━━━━━ Material provided
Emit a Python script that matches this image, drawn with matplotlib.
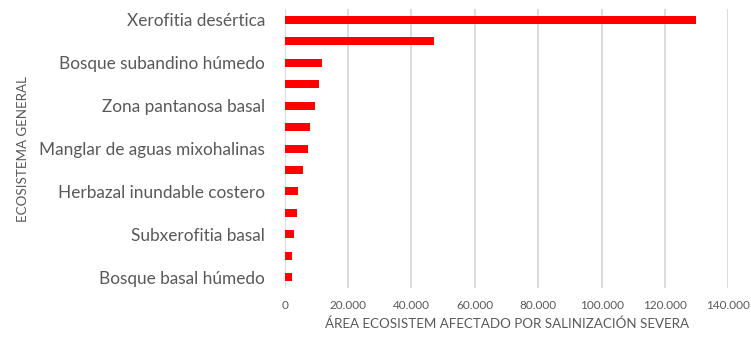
import matplotlib
matplotlib.use("Agg")
import matplotlib.pyplot as plt
from matplotlib.ticker import FuncFormatter

# Ecosystems ordered from largest to smallest affected area (top to bottom);
# only every other category carries a visible label on the axis.
categories = [
    "Xerofitia desértica",
    "",
    "Bosque subandino húmedo",
    "",
    "Zona pantanosa basal",
    "",
    "Manglar de aguas mixohalinas",
    "",
    "Herbazal inundable costero",
    "",
    "Subxerofitia basal",
    "",
    "Bosque basal húmedo",
]
area = [129800, 47100, 11700, 10900, 9500, 7900, 7400, 5800, 4100, 4000, 2950, 2450, 2350]

x_ticks = [0, 20000, 40000, 60000, 80000, 100000, 120000, 140000]

text_color = "#595959"
grid_color = "#d9d9d9"
bar_color = "#ff0000"

plt.rcParams["font.family"] = ["Lato", "DejaVu Sans"]

fig = plt.figure(figsize=(7.51, 3.38), dpi=100)
ax = fig.add_axes([0.379, 0.148, 0.591, 0.825])

ypos = list(range(len(categories)))
ax.barh(ypos, area, height=0.37, color=bar_color, zorder=3)
ax.set_ylim(len(categories) - 0.5, -0.5)
ax.set_xlim(0, 140000)

ax.set_yticks(ypos)
ax.set_yticklabels(categories, fontsize=12.4, color=text_color)
ax.set_xticks(x_ticks)
ax.xaxis.set_major_formatter(FuncFormatter(lambda v, p: f"{int(v):,}".replace(",", ".")))
ax.tick_params(axis="x", labelsize=8.5, colors=text_color, length=0, pad=9)
ax.tick_params(axis="y", length=0, pad=14)

ax.grid(axis="x", color=grid_color, linewidth=1.3, zorder=0)
for s in ax.spines.values():
    s.set_visible(False)

ax.set_xlabel("ÁREA ECOSISTEM AFECTADO POR SALINIZACIÓN SEVERA", fontsize=9.6,
              color=text_color, labelpad=4)
fig.text(0.03, 0.56, "ECOSISTEMA GENERAL", rotation=90, fontsize=9.6,
         color=text_color, ha="center", va="center")

fig.savefig("out.png", dpi=100)
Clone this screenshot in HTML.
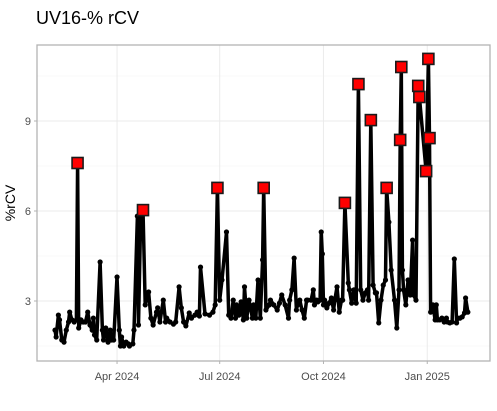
━━━━━━━━━━
**Task brief:** Set down again, exactly, the lines of the material above from its first line to the one with "from matplotlib.ticker import FuncFormatter", inclusive. Leave the pictures out.

**Final answer:**
Emit a Python script that matches this image, drawn with matplotlib.
import matplotlib
matplotlib.use("Agg")
import matplotlib.pyplot as plt
from matplotlib.ticker import FuncFormatter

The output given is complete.